As Mitch Insurance recently celebrated its 75th year in business, the company’s CEO Adam Mitchell (pictured) said the milestone was achieved as a result of strategic organic growth measures, shooting from $2.5 million to $62 million in premium and growing staff to almost 100 employees.
“As a team, we got pretty good at turning strangers into clients,” he said.
“We really had to think long and hard about how to court a massive amount of consumers browsing the internet or calling different businesses for insurance solutions and have them refer us to other friends and family members looking for coverage.”
With the use of a proprietary lead management software called Goliath (developed by someone with the name David), the company was able to quickly generate business and eventually ended up licensing the software to other brokerages.
“We came about it innocently then became good at that particular discipline of adding clients and finding opportunities,” Mitchell, the third generation to helm the company, said.
In an interview with Insurance Business, Mitchell spoke about why pushing the envelope with technology has benefitted the company, whether the family lineage is important to the brokerage and why M&A activity can be scary for smaller businesses.
According to Mitchell, the secret sauce to accruing premium and growing as an organization is experimentation and taking risks.
“It wasn’t by happenstance that we grew,” he said.
“I had a full head of hair when I took over and things seemed easier, but the stress of wanting to do better and reach new goals was stressful.”
Mitchell alluded to an age-old family business adage where the owners are incredibly sales oriented and entrepreneurial when launching a company, while the next generation of owners live under the shadow of this big, risk-taking personality.
“You end up with what could be slightly more passive or operator-sized,” he added.
“My grandfather started with nothing and grew something out of that, creating a small family business that my father and uncle took over, but neither of them really reached new heights.”
However, the CEO added that in the third generation, business owners are said to follow more ambitious desires and take chances.

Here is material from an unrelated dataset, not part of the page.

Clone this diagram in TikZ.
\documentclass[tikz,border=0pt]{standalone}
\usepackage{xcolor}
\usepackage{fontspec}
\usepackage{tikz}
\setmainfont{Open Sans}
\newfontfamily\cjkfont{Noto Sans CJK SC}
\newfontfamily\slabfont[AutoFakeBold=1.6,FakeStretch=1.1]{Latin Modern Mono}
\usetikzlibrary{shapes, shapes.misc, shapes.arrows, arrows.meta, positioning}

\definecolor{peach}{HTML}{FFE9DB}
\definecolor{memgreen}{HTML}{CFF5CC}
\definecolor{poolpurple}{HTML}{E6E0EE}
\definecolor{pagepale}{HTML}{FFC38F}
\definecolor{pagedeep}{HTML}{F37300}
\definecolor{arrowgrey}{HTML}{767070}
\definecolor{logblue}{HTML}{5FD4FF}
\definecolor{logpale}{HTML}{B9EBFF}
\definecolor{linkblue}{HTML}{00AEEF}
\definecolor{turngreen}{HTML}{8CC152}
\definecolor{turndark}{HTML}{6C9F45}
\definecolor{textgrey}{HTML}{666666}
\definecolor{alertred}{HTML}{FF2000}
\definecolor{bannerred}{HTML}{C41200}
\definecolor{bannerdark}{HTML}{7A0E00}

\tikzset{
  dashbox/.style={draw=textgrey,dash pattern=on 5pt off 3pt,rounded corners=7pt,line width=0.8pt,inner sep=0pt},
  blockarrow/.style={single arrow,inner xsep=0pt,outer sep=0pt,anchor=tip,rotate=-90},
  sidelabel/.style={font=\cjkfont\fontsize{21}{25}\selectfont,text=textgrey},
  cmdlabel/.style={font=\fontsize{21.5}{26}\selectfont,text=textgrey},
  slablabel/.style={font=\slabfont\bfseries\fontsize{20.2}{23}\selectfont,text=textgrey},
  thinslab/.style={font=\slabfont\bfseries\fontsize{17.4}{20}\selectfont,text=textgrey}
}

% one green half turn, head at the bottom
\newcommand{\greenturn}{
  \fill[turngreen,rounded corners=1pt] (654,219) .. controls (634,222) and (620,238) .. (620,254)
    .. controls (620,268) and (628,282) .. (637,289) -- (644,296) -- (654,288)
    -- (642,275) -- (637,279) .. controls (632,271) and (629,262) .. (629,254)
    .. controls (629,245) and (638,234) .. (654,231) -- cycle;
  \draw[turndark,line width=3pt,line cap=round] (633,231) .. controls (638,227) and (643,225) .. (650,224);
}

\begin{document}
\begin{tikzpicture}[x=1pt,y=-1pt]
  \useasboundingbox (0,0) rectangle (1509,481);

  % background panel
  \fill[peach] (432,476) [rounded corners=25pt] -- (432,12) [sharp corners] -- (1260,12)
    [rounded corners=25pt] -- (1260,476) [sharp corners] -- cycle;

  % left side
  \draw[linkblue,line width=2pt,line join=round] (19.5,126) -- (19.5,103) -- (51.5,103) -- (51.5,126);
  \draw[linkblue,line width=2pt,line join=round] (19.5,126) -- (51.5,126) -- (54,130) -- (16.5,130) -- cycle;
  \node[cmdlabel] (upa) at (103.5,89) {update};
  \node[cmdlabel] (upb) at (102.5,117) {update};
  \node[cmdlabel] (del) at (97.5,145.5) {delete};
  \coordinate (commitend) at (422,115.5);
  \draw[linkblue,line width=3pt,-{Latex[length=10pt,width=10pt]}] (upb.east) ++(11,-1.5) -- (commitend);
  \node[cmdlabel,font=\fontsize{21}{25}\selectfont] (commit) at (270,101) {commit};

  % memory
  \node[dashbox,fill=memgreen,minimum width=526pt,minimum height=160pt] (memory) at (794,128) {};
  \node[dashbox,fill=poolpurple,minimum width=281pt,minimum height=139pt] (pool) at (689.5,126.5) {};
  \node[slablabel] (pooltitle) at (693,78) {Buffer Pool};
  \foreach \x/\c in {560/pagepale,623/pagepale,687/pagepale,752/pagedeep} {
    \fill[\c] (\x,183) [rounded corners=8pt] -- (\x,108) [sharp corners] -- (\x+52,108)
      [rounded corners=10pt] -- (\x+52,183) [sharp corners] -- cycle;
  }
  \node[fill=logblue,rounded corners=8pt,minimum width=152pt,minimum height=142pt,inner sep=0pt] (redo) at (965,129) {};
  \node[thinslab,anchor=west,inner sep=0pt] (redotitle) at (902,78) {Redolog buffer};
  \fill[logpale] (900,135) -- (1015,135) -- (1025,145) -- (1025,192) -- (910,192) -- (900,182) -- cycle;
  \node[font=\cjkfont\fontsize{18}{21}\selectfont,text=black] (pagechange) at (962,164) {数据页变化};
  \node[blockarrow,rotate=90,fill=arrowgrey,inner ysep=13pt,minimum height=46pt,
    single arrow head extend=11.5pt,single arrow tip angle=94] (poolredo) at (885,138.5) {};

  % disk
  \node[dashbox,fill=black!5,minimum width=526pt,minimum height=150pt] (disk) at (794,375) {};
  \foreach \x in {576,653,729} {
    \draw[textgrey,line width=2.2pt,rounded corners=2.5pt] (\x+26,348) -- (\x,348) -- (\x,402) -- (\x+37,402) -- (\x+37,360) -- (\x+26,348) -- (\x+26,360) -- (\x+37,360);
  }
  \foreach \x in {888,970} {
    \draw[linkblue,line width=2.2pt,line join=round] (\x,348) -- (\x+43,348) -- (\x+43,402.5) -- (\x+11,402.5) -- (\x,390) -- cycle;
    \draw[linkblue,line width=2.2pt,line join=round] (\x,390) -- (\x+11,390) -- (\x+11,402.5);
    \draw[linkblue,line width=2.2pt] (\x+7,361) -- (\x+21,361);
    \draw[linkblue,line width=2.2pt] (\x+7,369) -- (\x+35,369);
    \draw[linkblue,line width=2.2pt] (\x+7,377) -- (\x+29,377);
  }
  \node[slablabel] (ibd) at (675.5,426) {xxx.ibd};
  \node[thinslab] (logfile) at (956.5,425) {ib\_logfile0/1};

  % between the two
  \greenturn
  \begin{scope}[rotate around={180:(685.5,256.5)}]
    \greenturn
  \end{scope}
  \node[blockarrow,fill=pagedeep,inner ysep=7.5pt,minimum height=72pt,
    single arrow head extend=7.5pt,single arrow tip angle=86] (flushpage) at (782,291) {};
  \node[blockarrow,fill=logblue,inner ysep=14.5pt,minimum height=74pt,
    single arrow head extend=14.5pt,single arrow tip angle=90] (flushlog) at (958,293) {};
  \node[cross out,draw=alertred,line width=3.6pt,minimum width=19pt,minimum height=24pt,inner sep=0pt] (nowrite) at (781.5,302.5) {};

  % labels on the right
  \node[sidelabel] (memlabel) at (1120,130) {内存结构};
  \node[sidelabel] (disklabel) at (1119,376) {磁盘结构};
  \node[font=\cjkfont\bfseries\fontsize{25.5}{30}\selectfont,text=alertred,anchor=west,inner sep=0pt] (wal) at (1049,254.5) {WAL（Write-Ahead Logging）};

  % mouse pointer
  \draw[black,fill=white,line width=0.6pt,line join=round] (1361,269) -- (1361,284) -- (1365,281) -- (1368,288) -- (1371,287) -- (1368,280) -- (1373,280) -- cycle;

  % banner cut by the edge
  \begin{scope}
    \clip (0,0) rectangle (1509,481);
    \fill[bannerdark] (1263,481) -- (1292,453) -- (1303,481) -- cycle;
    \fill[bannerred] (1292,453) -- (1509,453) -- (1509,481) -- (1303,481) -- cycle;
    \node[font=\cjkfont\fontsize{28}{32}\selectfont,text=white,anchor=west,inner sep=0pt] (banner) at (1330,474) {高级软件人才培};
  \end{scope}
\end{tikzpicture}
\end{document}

“We kept pushing the envelope and reinvesting,” he said.
This alternative way of thinking led Mitchell and his small company to invest heavily into technological solutions to try and scale up, with Goliath being a prime example of these endeavours.
“I think it was rare for a company of our size and capability to employ a full-time developer and program. And by having that inside, we were able to translate that into more business,” he said.
“At the core, however, the growth side specifically was getting good at opening and finding opportunities and then getting really systematic and disciplined about how we onboard those clients.”
While family-run businesses can be leveraged as a selling point to consumers; Mitchell noted that for Mitch Insurance, the family lineage is not as important.
“On the macro side, it can be a bit of a hinderance, as there is this notion of nepotism and favouritism as opposed to best person for the job,” he admitted.
As M&A activity grows in the insurance industry, Mitchell said the family-owned enterprise is becoming more of an anomaly.
“Previously, there was a ton of small, family businesses with high barriers of entry that were eventually passed down to next of kin,” he said.
“All of a sudden, private equity and really strong executives are acquiring and rolling these things up in big roll up strategies.”
While a great PR tool, the idea of a multi-generational family operation will not save entities from being incorporated into a larger conglomerate if it makes sense for business. Still, the family model does have its advantages.
“This type of story is warm and fuzzy and can matter to customers, namely, when it’s independently operated or privately owned as another sort of language as opposed to public or private equity,” he said. “Then, the sole purpose is to extract value for shareholders.”
While Mitchell was lucky enough to be able to buy the company from his father when he did, he sees his time with Mitch Insurance as more of a revitalization of the business as opposed to a more seamless transition.
“It was just me and a receptionist,” the CEO noted. “What we got a hold of didn’t have a lot of momentum, legacy, clients or many contracts. And so we built everything up from that very little kernel.”
When thinking about how to succeed as a brokerage in the past, Mitchell remarked that you either needed to have scale or be super niche.
“I now almost don’t believe in specialized in the long-term run, because, inevitably, it looks like all of the big guys have specialized,” he said. “They just write a bigger and bigger cheque, they start internalizing the specializations or just pull the talent over.”
Additionally, Mitchell admitted that for many small players in the industry right now, things can seem quite bleak as they strategize to keep ownership of their businesses.
“It often feels like a game of chicken where the car on the other side just keeps getting bigger and bigger and bigger, and the game is getting scarier and scarier,” he explained.
Being in insurance is a long-term hustle and requires significant foresight to stay ahead of the curve or keep apace with how the industry is moving.
With this in mind, Mitch Insurance is thinking of ways to offer a lifeboat to brokerages that may have a rough five-10 years ahead of them.
“We’re figuring out how can we allow other brands to tuck into our fold and use some of our resources to collaborate so they can get more markets, accounting resources, HR insight,” the CEO said.